Alors que la colonie française jouit d’une très grande prospérité et d’un essor continu jusqu’à la Révolution française, la partie orientale de l’île reste au xviiie s. l’une des plus pauvres des colonies espagnoles, sous-peuplée et sous-exploitée. Vers 1790, la population de la colonie espagnole est cinq fois moins nombreuse que celle de la colonie française.

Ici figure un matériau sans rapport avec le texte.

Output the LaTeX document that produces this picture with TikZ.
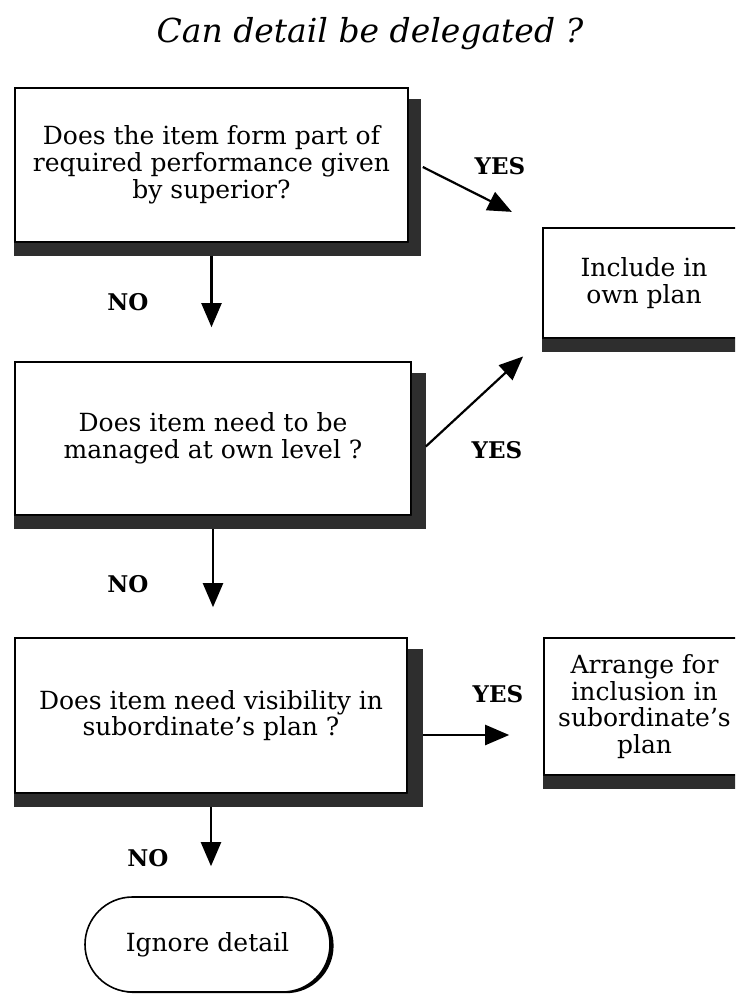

Avec la Révolution française s’ouvre une ère de troubles politiques, dont les séquelles se feront sentir jusqu’au xxe s. Santo Domingo (nom de l’ensemble de la colonie espagnole) subit les contrecoups des luttes terribles qui opposent maîtres et esclaves dans la colonie française voisine. En 1795, au traité de Bâle, la colonie espagnole est annexée par la France, si bien qu’elle se trouve plongée dans la révolte de Toussaint Louverture et qu’elle est elle aussi mise à feu et à sang. La population diminue et, en 1819, elle s’abaissera à 63 000 habitants. Redevenue espagnole de 1809 à 1821, après une éphémère indépendance, cette colonie est annexée par la république d’Haïti de 1822 à 1844. Des Haïtiens s’installent dans le pays et l’exploitent durement, ce qui laissera de vifs ressentiments chez les Dominicains contre leurs voisins occidentaux. En 1844, la population ne s’élève qu’à 126 000 habitants. La république et l’indépendance, de nouveau proclamées en 1844, ne durent que jusqu’en 1861, tant les difficultés sont grandes : anarchie, manque de ressources. De 1861 à 1865, l’Espagne réoccupe le pays, qui devient définitivement indépendant en 1865. Mais, jusque vers 1930, la république Dominicaine, qui doit emprunter à l’étranger pour subsister, en particulier aux États-Unis, connaît une profonde détresse financière et une grande instabilité politique.